I think Mr. Aggas(si) was a shaliach. A shaliach is someone who is “sent,” an emissary. He was sent from Israel to us, as were others, usually for 2-year terms, to live in our Jewish community. Shlichim (the plural of shaliach) led our youth groups, taught in our Hebrew Schools, served as counselors in Jewish summer camps, and lent support in synagogues and after school activities.
There was in my youth, as now, a vast and diverse system of shlichim, sponsored by a variety of organizations with sometimes disparate goals and ideals. But they all overlapped in their aim and methods: Israelis cycled in and out of our communities, breathing their enthusiasm for Israel into us, inspiring and inspiriting us with love for that distant land. They secured our affective support, loyalty, identification, donations and, often, a commitment to one day move to Israel, to become part of this great Jewish nation that sent us these young men. (I only knew male shlichim. Perhaps there were also women – shlichot?)

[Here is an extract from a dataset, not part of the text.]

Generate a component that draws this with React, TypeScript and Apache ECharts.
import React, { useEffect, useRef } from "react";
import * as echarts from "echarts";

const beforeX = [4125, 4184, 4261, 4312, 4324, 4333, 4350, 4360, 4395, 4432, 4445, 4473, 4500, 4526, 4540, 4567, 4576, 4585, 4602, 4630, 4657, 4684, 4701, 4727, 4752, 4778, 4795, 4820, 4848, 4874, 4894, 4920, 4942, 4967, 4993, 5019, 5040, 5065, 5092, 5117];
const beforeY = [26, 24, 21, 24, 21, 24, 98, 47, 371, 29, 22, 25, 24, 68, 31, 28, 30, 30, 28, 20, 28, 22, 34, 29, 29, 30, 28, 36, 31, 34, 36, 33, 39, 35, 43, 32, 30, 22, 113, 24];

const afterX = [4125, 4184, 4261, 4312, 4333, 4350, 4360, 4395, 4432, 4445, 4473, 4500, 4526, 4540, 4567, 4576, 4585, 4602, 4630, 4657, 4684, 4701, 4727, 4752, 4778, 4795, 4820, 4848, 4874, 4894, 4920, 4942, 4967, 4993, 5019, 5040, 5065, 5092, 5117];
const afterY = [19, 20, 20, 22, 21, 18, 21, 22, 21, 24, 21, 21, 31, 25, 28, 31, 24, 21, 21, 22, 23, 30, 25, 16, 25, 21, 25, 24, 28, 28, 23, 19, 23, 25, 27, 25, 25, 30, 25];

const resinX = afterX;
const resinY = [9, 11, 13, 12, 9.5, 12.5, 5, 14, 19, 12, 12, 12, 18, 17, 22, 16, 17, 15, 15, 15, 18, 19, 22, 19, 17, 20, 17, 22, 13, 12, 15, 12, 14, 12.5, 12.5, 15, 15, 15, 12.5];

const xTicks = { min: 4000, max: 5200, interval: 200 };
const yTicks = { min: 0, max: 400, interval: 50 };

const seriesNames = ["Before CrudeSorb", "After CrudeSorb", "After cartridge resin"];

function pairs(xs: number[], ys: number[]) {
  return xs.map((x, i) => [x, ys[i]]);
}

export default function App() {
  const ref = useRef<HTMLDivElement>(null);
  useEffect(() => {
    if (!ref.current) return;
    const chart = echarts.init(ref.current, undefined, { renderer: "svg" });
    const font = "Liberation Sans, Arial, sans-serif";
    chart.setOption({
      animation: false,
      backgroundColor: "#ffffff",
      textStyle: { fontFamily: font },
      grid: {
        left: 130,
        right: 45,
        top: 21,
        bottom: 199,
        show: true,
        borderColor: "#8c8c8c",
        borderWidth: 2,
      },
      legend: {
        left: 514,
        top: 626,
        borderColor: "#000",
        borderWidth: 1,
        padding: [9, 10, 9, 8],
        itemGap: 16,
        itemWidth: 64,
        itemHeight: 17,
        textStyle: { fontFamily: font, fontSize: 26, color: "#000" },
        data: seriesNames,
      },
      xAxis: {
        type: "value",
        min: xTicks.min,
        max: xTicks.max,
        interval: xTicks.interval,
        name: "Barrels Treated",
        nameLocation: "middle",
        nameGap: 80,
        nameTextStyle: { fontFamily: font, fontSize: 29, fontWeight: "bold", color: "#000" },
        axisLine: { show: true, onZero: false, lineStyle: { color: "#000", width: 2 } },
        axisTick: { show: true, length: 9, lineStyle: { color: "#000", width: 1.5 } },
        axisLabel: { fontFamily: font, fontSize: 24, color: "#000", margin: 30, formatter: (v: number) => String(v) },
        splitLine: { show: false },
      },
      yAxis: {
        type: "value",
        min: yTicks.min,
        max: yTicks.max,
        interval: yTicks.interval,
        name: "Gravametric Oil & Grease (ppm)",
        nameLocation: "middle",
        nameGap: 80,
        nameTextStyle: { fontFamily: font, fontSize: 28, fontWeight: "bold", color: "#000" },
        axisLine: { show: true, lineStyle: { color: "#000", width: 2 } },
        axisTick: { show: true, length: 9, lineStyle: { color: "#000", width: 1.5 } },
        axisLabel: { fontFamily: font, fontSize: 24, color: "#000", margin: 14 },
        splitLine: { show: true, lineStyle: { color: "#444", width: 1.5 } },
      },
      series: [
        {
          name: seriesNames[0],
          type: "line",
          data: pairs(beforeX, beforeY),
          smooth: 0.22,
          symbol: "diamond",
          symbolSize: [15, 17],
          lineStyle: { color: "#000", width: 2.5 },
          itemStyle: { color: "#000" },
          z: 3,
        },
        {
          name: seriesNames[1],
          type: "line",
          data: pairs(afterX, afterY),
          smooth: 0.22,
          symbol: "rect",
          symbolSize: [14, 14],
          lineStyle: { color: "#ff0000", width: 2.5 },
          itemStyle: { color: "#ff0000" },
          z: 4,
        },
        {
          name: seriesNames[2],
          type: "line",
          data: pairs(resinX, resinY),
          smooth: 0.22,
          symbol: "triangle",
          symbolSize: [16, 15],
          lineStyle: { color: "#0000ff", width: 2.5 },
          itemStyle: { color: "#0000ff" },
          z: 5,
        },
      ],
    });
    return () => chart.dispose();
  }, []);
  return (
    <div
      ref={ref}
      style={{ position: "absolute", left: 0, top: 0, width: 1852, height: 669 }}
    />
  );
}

All that work, all that infrastructure, created a web of communities with deep affective and intergenerational ties to the Land and – for a long time -- unflinching support for Israel and its security ‘needs’. We learned a lot about Israel, but we hardly heard anything about displacement, occupation, Palestinian refugees. When we did hear something, it was said their crisis was manufactured by the unwillingness of other Arab countries to take them in and that they had left voluntarily, in any case. Not “our” concern. Israel was always precarious, we learned, but it had a promising virility (personified for us, tween girls, by all those male shlichim in their 20’s and 30’s), and a will to survive. We learned that we needed Israel and that it needed us. (Well, “she” needed us, is what we were actually told). We were both surrounded by enemies, after all: Israel by hostile Arab nations, and we by a pervasive anti-semitism that may have gone underground since Nazism but was always waiting to spring back up. Sharing a precarious existence, we were told again and again, we had only ourselves to count on and we needed each other to survive.
The shlichim were just one part of a vast array of messagings and messengers that impressed us into the fate of the struggling Jewish democracy in the Middle East. In my middle school context, no one entertained the thought of a possible conflict between those terms – Jewish, ethno-national state and a democratic state. I had to go to college for that thought to become a thinkable thought.

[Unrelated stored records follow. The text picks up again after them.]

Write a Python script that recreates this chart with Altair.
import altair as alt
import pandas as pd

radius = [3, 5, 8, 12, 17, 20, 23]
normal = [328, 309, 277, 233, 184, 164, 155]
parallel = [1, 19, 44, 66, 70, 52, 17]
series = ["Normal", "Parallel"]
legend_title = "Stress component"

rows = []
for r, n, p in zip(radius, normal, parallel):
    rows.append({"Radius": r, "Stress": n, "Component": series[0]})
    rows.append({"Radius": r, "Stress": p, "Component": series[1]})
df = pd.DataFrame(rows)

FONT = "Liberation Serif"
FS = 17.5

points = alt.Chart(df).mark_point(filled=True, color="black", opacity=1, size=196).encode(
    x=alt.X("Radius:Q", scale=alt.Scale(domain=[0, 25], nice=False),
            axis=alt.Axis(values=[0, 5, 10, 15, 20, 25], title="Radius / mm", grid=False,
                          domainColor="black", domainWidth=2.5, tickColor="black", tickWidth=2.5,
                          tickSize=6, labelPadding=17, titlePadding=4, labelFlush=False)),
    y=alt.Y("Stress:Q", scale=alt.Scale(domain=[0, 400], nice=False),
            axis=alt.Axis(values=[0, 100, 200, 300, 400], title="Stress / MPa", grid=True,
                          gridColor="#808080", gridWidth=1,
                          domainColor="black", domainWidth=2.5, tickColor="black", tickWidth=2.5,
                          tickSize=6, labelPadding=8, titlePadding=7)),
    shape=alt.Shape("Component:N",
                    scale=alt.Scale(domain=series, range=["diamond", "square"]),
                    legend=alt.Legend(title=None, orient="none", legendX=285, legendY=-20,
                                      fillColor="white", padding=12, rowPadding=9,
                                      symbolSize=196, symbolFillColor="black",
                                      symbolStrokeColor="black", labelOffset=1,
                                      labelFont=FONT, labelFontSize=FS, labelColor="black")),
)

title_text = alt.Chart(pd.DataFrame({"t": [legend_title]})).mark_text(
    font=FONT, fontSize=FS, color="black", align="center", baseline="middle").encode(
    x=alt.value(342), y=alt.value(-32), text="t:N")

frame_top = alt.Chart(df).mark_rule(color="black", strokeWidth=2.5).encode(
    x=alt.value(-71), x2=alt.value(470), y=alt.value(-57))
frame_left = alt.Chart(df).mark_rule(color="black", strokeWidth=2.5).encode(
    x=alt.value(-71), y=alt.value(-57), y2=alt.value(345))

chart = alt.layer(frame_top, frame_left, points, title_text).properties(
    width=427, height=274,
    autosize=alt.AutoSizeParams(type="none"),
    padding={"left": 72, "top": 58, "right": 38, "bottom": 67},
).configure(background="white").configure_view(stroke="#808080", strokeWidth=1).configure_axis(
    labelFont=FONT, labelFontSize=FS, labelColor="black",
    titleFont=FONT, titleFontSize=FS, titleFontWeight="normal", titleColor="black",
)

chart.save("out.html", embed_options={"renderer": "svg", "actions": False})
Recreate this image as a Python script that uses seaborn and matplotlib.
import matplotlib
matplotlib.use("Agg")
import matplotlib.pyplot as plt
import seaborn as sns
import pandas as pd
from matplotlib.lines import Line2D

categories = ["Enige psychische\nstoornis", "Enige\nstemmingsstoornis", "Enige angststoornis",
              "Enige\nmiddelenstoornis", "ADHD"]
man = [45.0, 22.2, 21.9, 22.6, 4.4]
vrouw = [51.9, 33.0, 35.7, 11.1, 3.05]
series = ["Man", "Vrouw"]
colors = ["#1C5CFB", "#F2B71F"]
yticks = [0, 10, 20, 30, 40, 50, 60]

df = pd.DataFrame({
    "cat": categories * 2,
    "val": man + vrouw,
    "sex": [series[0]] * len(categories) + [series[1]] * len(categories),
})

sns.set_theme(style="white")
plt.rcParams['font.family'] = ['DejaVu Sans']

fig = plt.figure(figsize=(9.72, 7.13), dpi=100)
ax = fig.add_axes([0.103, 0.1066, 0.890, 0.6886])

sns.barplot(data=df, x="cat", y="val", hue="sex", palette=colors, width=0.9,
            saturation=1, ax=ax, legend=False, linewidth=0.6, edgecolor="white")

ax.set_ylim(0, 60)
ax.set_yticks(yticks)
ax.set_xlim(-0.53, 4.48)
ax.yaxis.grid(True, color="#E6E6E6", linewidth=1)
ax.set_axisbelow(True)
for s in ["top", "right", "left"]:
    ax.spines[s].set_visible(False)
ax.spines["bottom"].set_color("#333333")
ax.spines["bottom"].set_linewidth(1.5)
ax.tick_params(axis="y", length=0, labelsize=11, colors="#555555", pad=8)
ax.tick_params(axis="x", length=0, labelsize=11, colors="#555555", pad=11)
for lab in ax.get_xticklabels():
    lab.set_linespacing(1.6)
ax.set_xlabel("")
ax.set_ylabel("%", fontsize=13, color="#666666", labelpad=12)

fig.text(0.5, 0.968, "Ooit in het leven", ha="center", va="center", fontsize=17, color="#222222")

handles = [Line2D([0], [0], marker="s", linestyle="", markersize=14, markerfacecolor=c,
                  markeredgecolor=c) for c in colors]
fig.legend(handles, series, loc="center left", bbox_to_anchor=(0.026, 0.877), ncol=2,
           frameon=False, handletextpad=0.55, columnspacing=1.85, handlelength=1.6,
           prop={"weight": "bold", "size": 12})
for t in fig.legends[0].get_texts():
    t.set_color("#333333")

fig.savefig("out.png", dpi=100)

Why do I suddenly recall all this now? Because the affective machinery has malfunctioned. Affect has a life of its own. Once installed, it does not always obey the law, norms and customs to which some try to harness it. Even corporeal lessons can have a variety of impacts. Being made to stand alone in front of a classroom can return a child to the fold. But it can also habituate children to stand alone in front of others when situations call for it. That very devotion to the “Land,” cultivated with such care and detail in my own youth, is what forces many of us to stand apart now, to recoil and protest. As families do when confronted with violence committed by one of their own, we members of the cultivated Jewish diaspora now find ourselves split into two: loyal members of the fold and shocked critics. And we look uncomprehendingly at each other. This is not something new. It has been going on for over thirty years, for me. For some more; for others less.
What I have described here is just a piece of the puzzle. It explains why some of us criticize, confront, protest, and boycott in particular in response to what is done by Israel because (even if we have not been to Israel for decades, or never at all) we know, we know – because we were taught so well – that all of this IS being done in our name. We know, because as children we licked those tree stamps onto those sheets of paper every year for tu b’shevat and I, anyway, can still taste them.